#### [WHAT IS EXPECTED]
Keep only those lines of the records that include the string "React".

#### [RECORDS FOR THE TASK]
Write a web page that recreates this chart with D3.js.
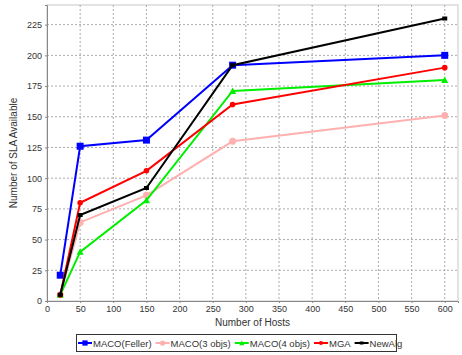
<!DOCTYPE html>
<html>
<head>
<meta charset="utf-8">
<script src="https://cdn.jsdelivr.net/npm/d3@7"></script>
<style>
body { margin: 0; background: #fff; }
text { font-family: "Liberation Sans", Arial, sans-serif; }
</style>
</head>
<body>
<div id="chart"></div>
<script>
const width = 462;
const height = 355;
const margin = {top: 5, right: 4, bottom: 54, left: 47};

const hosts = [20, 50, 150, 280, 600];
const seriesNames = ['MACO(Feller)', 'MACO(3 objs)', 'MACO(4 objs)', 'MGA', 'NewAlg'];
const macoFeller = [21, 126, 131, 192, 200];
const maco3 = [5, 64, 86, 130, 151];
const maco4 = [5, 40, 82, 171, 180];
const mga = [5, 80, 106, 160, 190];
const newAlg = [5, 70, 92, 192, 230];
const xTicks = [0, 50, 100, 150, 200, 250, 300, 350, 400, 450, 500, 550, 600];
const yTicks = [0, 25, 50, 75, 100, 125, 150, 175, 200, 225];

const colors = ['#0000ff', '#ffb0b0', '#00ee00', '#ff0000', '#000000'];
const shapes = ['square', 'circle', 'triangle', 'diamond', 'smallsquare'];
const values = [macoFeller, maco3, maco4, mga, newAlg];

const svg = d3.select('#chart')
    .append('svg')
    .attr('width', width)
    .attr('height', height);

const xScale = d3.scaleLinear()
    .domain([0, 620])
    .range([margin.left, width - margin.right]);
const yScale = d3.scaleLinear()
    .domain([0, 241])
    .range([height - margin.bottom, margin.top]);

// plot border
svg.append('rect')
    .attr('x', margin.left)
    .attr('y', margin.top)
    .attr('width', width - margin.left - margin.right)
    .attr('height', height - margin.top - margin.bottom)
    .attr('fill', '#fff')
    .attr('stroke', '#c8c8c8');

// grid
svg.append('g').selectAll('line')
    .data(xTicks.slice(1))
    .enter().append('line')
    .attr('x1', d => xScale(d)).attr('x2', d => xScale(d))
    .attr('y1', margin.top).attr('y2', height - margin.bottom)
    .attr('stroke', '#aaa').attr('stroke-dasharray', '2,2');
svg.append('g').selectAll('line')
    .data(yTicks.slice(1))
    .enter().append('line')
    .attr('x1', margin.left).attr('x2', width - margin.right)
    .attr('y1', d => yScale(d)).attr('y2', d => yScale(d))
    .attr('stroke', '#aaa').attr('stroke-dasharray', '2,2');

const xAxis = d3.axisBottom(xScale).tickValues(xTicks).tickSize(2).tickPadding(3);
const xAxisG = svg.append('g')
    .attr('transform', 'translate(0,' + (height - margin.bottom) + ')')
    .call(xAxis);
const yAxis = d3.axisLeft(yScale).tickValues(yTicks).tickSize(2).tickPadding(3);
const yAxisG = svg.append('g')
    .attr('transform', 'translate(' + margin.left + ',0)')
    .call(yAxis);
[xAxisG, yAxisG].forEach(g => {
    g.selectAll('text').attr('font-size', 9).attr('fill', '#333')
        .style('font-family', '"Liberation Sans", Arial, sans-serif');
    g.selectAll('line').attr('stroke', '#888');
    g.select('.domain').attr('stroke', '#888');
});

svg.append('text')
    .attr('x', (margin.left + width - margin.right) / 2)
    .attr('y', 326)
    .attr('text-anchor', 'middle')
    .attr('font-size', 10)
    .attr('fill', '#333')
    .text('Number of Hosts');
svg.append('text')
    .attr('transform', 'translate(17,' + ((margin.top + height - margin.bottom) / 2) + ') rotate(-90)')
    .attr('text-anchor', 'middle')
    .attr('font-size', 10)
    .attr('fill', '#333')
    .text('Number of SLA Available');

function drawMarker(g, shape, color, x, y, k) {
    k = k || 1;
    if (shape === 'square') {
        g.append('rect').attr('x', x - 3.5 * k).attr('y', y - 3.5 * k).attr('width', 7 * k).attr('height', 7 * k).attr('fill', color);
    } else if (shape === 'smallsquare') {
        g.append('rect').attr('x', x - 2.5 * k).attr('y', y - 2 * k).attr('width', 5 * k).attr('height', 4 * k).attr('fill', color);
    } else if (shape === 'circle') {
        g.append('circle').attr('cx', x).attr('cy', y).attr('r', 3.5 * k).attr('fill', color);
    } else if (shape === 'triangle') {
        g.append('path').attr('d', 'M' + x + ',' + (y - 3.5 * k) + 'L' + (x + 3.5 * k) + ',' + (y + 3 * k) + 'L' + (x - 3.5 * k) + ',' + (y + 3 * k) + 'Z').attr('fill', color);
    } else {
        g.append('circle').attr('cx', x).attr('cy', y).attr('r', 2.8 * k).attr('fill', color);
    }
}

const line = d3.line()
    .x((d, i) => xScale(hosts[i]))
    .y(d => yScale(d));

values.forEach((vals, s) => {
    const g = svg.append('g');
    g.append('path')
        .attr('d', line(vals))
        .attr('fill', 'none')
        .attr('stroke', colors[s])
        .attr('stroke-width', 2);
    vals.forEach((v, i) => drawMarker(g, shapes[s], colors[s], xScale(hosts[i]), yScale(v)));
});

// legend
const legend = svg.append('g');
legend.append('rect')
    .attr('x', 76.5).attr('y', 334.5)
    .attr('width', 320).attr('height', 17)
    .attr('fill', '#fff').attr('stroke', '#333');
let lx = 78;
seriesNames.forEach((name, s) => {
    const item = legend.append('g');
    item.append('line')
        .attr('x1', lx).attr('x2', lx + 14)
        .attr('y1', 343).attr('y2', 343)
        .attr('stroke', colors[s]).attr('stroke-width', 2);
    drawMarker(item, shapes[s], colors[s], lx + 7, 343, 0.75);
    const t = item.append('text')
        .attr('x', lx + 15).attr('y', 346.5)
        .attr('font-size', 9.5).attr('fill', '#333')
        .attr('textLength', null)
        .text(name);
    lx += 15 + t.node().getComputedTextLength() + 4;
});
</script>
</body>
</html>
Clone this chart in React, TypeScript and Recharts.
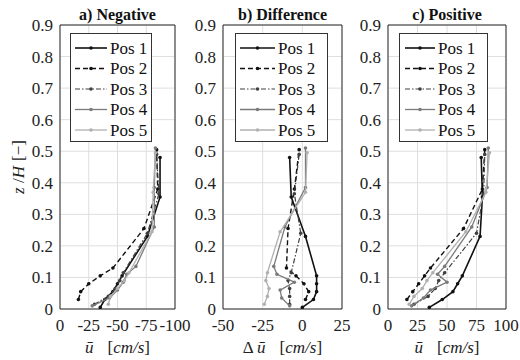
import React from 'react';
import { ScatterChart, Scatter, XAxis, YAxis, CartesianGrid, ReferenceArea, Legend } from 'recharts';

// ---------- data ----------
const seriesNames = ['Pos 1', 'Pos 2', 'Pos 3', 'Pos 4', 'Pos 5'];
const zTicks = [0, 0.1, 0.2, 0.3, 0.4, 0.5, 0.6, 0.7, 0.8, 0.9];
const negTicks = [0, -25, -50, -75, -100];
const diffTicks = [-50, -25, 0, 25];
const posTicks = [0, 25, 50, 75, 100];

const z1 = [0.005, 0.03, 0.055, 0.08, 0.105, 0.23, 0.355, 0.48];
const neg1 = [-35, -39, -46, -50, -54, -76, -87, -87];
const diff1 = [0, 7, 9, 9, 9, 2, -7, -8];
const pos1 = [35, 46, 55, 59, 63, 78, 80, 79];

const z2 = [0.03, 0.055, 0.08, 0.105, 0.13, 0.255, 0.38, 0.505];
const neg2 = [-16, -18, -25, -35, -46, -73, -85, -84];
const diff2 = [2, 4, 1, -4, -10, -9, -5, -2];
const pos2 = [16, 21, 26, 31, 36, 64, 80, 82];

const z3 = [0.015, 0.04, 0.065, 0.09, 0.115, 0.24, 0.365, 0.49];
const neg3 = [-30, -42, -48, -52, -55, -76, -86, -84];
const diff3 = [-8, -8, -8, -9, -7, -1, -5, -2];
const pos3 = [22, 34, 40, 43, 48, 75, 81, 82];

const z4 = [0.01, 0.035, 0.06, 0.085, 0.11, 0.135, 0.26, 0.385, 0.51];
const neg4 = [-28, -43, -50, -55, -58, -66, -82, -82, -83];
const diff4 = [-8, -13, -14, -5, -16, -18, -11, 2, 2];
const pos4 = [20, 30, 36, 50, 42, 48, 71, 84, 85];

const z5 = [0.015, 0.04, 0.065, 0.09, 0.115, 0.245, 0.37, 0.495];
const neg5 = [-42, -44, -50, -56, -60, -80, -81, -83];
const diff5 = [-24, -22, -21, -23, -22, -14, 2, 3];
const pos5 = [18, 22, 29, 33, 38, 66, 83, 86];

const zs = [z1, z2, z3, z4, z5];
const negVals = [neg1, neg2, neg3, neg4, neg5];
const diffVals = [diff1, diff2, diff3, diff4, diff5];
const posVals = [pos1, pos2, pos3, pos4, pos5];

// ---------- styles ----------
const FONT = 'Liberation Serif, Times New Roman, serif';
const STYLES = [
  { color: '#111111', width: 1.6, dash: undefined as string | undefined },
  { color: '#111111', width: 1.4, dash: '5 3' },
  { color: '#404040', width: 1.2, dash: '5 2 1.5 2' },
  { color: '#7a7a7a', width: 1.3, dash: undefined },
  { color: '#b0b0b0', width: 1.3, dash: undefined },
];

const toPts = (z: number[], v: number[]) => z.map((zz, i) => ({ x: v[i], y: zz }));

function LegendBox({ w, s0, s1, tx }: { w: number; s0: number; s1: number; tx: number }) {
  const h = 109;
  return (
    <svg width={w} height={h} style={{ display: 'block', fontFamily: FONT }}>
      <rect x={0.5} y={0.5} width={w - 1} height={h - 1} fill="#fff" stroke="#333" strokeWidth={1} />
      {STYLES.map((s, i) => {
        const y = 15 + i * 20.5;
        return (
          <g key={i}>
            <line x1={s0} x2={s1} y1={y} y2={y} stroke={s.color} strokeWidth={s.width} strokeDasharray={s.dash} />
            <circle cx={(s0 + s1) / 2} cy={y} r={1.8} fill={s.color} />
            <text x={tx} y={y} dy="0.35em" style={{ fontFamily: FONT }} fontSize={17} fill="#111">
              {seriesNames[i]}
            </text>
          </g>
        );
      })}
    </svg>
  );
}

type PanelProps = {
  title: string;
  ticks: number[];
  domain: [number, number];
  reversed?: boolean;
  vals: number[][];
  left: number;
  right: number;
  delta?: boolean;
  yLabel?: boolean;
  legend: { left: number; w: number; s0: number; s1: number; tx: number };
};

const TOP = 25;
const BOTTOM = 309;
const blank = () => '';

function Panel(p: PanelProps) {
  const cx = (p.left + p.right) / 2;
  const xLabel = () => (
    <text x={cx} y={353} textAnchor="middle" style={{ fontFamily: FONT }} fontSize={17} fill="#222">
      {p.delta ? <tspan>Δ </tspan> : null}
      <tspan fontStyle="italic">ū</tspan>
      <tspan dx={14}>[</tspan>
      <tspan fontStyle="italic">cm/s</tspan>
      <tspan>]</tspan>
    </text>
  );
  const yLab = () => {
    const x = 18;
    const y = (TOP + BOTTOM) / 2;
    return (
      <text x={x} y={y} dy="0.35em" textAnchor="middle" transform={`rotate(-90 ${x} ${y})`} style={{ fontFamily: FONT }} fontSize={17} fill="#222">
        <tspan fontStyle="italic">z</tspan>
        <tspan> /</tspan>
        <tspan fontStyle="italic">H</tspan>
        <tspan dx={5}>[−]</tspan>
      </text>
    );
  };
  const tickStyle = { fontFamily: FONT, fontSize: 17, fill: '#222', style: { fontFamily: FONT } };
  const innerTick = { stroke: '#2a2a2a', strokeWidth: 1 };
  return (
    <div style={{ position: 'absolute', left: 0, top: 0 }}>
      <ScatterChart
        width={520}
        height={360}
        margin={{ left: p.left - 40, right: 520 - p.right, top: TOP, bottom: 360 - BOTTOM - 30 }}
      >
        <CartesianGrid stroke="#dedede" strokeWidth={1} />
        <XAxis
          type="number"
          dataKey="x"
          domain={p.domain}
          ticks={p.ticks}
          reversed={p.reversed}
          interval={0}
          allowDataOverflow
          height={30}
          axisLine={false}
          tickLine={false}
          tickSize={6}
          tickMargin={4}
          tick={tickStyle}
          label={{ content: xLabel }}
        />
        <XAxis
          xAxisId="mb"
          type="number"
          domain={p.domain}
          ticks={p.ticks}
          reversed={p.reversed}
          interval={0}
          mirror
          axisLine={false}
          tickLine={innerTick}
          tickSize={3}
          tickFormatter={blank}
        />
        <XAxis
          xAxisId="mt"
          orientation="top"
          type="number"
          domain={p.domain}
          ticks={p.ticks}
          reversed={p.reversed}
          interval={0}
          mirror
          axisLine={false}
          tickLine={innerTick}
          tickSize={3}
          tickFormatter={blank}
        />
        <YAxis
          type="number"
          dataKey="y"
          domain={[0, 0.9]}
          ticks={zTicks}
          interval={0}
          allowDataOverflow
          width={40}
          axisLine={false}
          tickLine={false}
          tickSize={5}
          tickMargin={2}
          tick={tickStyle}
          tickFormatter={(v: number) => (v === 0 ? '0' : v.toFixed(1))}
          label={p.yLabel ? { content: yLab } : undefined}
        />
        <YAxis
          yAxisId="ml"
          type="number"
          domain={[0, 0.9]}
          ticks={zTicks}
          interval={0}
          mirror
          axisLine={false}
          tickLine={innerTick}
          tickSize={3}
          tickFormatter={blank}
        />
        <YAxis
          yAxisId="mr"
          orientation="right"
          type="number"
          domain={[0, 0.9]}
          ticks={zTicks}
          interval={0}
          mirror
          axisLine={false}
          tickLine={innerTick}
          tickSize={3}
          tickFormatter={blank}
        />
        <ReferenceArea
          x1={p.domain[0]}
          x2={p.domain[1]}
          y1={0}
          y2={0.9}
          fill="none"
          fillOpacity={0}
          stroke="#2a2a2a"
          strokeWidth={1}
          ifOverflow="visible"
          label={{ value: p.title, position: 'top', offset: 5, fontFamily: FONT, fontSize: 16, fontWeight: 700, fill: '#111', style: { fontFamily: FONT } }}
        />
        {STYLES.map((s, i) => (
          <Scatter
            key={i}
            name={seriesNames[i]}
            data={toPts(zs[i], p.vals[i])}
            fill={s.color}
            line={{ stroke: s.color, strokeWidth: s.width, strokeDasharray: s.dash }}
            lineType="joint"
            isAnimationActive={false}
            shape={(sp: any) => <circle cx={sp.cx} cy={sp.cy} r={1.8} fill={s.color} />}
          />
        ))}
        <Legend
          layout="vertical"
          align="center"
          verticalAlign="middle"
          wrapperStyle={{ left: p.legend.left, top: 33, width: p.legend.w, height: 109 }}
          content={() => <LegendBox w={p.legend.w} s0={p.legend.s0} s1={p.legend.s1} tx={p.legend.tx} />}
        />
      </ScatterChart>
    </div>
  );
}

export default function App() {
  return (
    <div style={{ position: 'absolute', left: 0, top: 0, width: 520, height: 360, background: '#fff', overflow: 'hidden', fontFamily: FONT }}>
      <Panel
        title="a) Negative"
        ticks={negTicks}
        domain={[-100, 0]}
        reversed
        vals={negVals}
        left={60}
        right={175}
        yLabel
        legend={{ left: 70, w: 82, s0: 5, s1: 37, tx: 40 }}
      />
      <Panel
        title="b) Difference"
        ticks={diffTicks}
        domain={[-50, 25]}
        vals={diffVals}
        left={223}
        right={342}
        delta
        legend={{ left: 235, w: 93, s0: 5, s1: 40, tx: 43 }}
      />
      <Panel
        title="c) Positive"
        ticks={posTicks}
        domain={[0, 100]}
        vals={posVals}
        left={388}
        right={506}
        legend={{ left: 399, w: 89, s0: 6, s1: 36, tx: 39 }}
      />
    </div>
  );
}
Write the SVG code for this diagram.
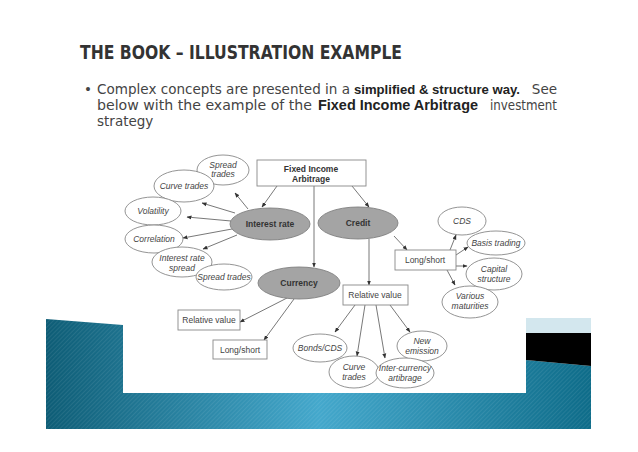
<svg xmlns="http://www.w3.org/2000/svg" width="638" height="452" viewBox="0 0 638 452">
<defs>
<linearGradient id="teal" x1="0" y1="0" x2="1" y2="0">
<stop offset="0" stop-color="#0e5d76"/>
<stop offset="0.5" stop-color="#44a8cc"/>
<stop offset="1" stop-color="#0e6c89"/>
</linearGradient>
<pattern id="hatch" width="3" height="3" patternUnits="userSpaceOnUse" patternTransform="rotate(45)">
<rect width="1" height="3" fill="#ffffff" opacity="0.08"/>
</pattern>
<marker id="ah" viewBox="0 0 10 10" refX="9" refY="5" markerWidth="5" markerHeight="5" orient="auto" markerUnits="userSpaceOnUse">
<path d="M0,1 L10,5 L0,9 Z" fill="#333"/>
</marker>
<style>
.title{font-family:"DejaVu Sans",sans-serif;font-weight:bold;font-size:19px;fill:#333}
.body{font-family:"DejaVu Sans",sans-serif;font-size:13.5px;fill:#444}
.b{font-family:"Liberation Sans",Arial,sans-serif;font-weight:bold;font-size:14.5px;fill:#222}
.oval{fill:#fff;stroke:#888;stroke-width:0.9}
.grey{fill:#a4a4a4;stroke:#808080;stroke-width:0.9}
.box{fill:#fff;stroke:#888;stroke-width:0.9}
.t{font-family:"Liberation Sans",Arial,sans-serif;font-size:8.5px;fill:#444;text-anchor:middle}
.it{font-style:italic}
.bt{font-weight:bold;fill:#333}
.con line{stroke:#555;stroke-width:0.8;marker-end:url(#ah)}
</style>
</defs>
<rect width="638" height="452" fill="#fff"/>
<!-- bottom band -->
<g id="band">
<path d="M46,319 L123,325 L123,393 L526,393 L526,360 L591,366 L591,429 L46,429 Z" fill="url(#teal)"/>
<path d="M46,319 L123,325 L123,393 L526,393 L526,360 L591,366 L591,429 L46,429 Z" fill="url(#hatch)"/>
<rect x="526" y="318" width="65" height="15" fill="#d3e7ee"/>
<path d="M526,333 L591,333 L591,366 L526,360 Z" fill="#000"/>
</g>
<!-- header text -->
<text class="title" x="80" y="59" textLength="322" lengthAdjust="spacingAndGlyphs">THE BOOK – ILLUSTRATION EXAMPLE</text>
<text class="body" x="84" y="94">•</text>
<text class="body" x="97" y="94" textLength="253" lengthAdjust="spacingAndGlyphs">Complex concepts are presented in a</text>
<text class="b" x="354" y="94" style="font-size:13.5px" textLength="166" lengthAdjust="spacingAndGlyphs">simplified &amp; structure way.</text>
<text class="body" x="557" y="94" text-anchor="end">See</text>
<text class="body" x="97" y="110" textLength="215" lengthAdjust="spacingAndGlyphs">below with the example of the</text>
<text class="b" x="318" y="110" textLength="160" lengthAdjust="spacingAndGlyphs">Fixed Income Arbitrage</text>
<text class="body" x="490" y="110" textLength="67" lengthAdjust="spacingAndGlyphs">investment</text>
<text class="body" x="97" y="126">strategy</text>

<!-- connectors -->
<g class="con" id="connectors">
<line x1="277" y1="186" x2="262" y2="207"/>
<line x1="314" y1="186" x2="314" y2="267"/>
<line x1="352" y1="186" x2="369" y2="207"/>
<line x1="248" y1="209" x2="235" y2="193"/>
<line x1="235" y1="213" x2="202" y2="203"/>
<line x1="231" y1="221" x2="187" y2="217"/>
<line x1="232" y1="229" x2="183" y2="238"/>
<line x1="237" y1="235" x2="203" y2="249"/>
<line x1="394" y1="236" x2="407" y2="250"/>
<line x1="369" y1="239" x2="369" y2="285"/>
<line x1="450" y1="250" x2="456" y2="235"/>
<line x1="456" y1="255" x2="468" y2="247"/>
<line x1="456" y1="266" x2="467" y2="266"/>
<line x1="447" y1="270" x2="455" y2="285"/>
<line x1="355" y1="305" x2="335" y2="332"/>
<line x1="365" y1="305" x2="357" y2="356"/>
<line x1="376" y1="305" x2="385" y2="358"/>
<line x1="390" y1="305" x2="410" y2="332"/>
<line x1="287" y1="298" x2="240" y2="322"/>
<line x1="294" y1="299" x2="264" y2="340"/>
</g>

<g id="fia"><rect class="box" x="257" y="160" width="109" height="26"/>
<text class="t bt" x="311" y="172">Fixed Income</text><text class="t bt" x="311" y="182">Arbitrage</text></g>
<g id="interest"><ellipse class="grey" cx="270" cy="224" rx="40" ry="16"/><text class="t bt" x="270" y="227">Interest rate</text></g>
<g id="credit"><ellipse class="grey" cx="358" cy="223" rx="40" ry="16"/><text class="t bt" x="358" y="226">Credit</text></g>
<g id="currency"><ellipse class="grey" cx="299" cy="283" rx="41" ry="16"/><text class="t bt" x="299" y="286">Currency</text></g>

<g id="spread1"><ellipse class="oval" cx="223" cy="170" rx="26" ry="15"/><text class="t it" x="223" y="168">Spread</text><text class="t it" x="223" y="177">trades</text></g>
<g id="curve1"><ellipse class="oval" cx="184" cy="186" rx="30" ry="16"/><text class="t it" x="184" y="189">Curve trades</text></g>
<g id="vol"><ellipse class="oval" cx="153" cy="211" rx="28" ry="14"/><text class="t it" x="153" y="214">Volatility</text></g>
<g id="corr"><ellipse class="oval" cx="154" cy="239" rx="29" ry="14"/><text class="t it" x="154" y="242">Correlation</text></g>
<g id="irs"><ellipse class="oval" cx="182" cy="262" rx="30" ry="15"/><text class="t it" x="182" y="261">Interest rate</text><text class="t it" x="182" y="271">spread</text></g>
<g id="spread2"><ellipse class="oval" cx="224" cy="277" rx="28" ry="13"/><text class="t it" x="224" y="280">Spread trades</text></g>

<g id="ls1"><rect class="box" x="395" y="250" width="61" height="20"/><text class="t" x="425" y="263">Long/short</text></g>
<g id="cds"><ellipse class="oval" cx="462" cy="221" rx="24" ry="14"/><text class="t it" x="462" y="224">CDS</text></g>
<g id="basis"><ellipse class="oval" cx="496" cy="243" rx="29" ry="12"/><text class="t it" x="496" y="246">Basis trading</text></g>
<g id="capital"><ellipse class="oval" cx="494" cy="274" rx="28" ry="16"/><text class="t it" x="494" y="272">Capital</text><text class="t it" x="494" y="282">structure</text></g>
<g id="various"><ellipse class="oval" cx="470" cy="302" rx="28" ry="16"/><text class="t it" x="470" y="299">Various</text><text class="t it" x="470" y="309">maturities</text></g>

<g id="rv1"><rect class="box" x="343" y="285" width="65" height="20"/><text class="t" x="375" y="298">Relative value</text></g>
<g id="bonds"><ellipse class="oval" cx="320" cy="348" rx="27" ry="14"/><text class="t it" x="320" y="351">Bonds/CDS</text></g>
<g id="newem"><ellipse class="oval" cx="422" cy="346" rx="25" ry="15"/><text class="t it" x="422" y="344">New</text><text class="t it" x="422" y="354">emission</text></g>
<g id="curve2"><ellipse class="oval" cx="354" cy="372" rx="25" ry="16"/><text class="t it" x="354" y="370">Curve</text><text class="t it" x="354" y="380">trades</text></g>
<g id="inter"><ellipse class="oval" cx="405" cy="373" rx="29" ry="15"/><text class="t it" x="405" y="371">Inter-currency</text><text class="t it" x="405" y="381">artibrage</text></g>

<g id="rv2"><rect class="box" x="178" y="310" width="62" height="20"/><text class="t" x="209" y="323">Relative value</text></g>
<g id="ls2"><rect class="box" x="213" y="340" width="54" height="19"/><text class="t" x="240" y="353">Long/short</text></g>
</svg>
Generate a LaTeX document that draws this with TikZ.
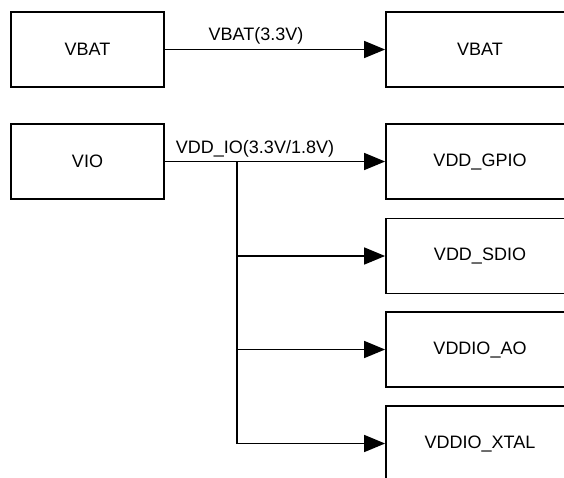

#### [EXPECTED ANSWER]
Clone this chart in React, TypeScript and Recharts.
import React from 'react';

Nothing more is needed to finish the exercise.